CHICAGO, IL—(Marketwired – January 31, 2017) – Hillard Heintze announced today that its 2016 fiscal year, which ended on December 31, 2016, included excellent performance results and achievement of new record–setting internal benchmarks and milestones. “We have had another exceptional year,” says Chief Executive Officer Arnette Heintze, “one driven purely by organic growth and our team's disciplined and unwavering focus on continuing to build on our business's core fundamentals.”

  • Revenue for the year was 33 percent higher than 2015 and represented a cumulative annual growth rate (CAGR) of 72.9% since the firm's formation in 2004.
  • Due to a surge in demand and several back–to–back wins of large, multi–year contracts from Fortune 100 companies and major U.S. federal agencies, the company invested in its long–standing services in threat assessment and workplace violence prevention to create a fourth core area of focus — the Threat and Violence Risk Management Practice.
  • Hillard Heintze recruited and hired more people in 2017 than during any other year since inception, expanding its workforce by 38 percent — with extremely low turnover — through the hiring of 17 new team members.
  • After steady improvement over several years, the company's average proposal win rate rose to 67 percent across all four practices, including an average proposal win rate of 72 percent for the Security Risk Management Practice.
  • On December 31, 2016, the company's pipeline of new opportunities totaled $33,535,974.
  • During its first year of following up all completed projects with a brief Client Survey Questionnaire, the company achieved an average Client Satisfaction Rating (CSR) of 9.2 on a rating scale of 1 to 10, with 10 as the highest possible score.

The company has also continued to be recognized as a thought leader across all practice areas as evidenced by the number of invitations to speak and participate at industry–related and company events.

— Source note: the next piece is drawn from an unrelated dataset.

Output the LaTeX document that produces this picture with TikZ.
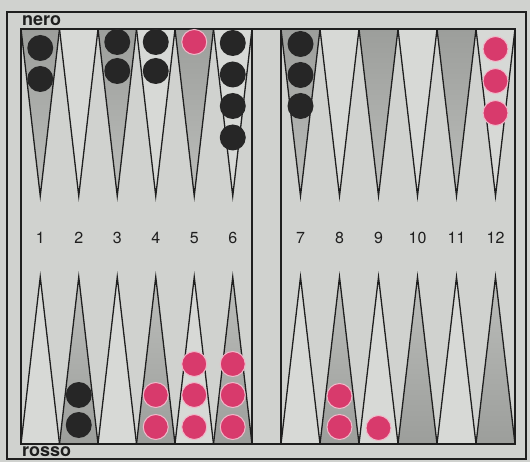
\documentclass[tikz,border=0pt]{standalone}
\usepackage{fontspec}
\setmainfont{TeX Gyre Heros}
\definecolor{bg}{HTML}{D0D2CF}
\definecolor{lightpt}{HTML}{D7D9D6}
\definecolor{darkA}{HTML}{9C9E9B}
\definecolor{darkB}{HTML}{BCBEBB}
\definecolor{blk}{HTML}{262626}
\definecolor{pnk}{HTML}{D83A6C}
\definecolor{pnkrim}{HTML}{F0B8C9}
\tikzset{
  frameline/.style={draw=black!88, line width=1.6pt},
  ptline/.style={draw=black!88, line width=1.3pt, line join=miter},
  ptlight/.style={ptline, fill=lightpt},
  ptdarktop/.style={ptline, top color=darkA, bottom color=darkB},
  ptdarkbot/.style={ptline, top color=darkB, bottom color=darkA},
  blackchk/.style={circle, inner sep=0pt, minimum size=26pt, fill=blk},
  pinkchk/.style={circle, inner sep=0pt, minimum size=25pt, fill=pnk, draw=pnkrim, line width=1pt},
  numlbl/.style={font=\fontsize{16}{18}\selectfont, inner sep=0pt, text=black!88},
  sidelbl/.style={font=\bfseries\fontsize{18}{20}\selectfont, inner sep=0pt, anchor=base west, text=black!88}
}
\begin{document}
\begin{tikzpicture}[x=1pt, y=-1pt]
\useasboundingbox (0,0) rectangle (530,462);
\fill[bg] (0,0) rectangle (530,462);
% points, left half
\foreach \i in {1,...,6} {
  \pgfmathsetmacro{\xl}{21+(\i-1)*38.5}
  \pgfmathsetmacro{\xr}{\xl+38.5}
  \pgfmathsetmacro{\xc}{\xl+19.25}
  \ifodd\i
    \path[ptdarktop] (\xl,29) -- (\xr,29) -- (\xc,196) -- cycle;
    \path[ptlight] (\xl,444) -- (\xr,444) -- (\xc,277) -- cycle;
  \else
    \path[ptlight] (\xl,29) -- (\xr,29) -- (\xc,196) -- cycle;
    \path[ptdarkbot] (\xl,444) -- (\xr,444) -- (\xc,277) -- cycle;
  \fi
}
% points, right half
\foreach \i in {7,...,12} {
  \pgfmathsetmacro{\xl}{281+(\i-7)*39}
  \pgfmathsetmacro{\xr}{\xl+39}
  \pgfmathsetmacro{\xc}{\xl+19.5}
  \ifodd\i
    \path[ptdarktop] (\xl,29) -- (\xr,29) -- (\xc,196) -- cycle;
    \path[ptlight] (\xl,444) -- (\xr,444) -- (\xc,277) -- cycle;
  \else
    \path[ptlight] (\xl,29) -- (\xr,29) -- (\xc,196) -- cycle;
    \path[ptdarkbot] (\xl,444) -- (\xr,444) -- (\xc,277) -- cycle;
  \fi
}
% frames and bar
\draw[frameline] (7,12) rectangle (526,459);
\draw[frameline] (21,29) rectangle (515,444);
\draw[frameline] (252,29) -- (252,444);
\draw[frameline] (281,29) -- (281,444);
% labels
\node[sidelbl] (nero) at (22,26) {nero};
\node[sidelbl] (rosso) at (22,456) {rosso};
\node[numlbl] (n1) at (40.25,238) {1};
\node[numlbl] (n2) at (78.75,238) {2};
\node[numlbl] (n3) at (117.25,238) {3};
\node[numlbl] (n4) at (155.75,238) {4};
\node[numlbl] (n5) at (194.25,238) {5};
\node[numlbl] (n6) at (232.75,238) {6};
\node[numlbl] (n7) at (300.5,238) {7};
\node[numlbl] (n8) at (339.5,238) {8};
\node[numlbl] (n9) at (378.5,238) {9};
\node[numlbl] (n10) at (417.5,238) {10};
\node[numlbl] (n11) at (456.5,238) {11};
\node[numlbl] (n12) at (495.5,238) {12};
% top checkers
\node[blackchk] (t1a) at (40.25,48) {};
\node[blackchk] (t1b) at (40.25,79) {};
\node[blackchk] (t3a) at (117.25,42) {};
\node[blackchk] (t3b) at (117.25,71) {};
\node[blackchk] (t4a) at (155.75,42) {};
\node[blackchk] (t4b) at (155.75,71) {};
\node[pinkchk] (t5a) at (194.25,42) {};
\node[blackchk] (t6a) at (232.75,43) {};
\node[blackchk] (t6b) at (232.75,74.5) {};
\node[blackchk] (t6c) at (232.75,106) {};
\node[blackchk] (t6d) at (232.75,137.5) {};
\node[blackchk] (t7a) at (300.5,44) {};
\node[blackchk] (t7b) at (300.5,75) {};
\node[blackchk] (t7c) at (300.5,106) {};
\node[pinkchk] (t12a) at (495.5,49) {};
\node[pinkchk] (t12b) at (495.5,81) {};
\node[pinkchk] (t12c) at (495.5,113) {};
% bottom checkers
\node[blackchk] (b2a) at (78.75,425) {};
\node[blackchk] (b2b) at (78.75,395) {};
\node[pinkchk] (b4a) at (155.75,427) {};
\node[pinkchk] (b4b) at (155.75,395) {};
\node[pinkchk] (b5a) at (194.25,427) {};
\node[pinkchk] (b5b) at (194.25,395) {};
\node[pinkchk] (b5c) at (194.25,364) {};
\node[pinkchk] (b6a) at (232.75,427) {};
\node[pinkchk] (b6b) at (232.75,395) {};
\node[pinkchk] (b6c) at (232.75,364) {};
\node[pinkchk] (b8a) at (339.5,427) {};
\node[pinkchk] (b8b) at (339.5,396) {};
\node[pinkchk] (b9a) at (378.5,428) {};
\end{tikzpicture}
\end{document}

These included invitations to speak at major industry events such as those hosted by ASIS International, the International Security Management Association (ISMA), Major League Baseball (MLB), the International Association of Chiefs of Police (IACP), the National Organization of Black Law Enforcement Executives (NOBLE), Financial Executives International (FEI), National Criminal Justice Association (NCJA), American Management Association (AMA) and Bureau of National Affairs (BNA), as well as new thresholds in the number of press mentions, press releases and published articles.

“This past year, 2016, was a tremendous success for us on so many levels,” says Heintze. “We have been building our capabilities since well before we were ranked as an Inc. 500–5000 awardee three years in a row and named by the Initiative for a Competitive Inner City's annual list of the 100 fastest–growing inner city firm in the United States. We have been aggressively recruiting and retaining top–tier talent, defining and refining our policies and practices, focusing obsessively on quality and recently, bringing many more efficiencies to our operations. We're really seeing that pay off now and have already begun executing our robust strategy for 2017.”

About Hillard Heintze
As one of the leading security risk management and investigations firms in the United States, Hillard Heintze protects people, performance, interests and reputations. The firm's core practices — Security Risk Management, Threat & Violence Risk Management, Investigations and Law Enforcement Consulting — provide insight, deliver assurance and instill confidence worldwide. Headquartered in Chicago, Hillard Heintze also has operations in Washington D.C., Maryland, Virginia, Florida, New York, Michigan and California as well as operating capabilities across North and South America, Europe, the Middle East, Africa, Russia and Asia.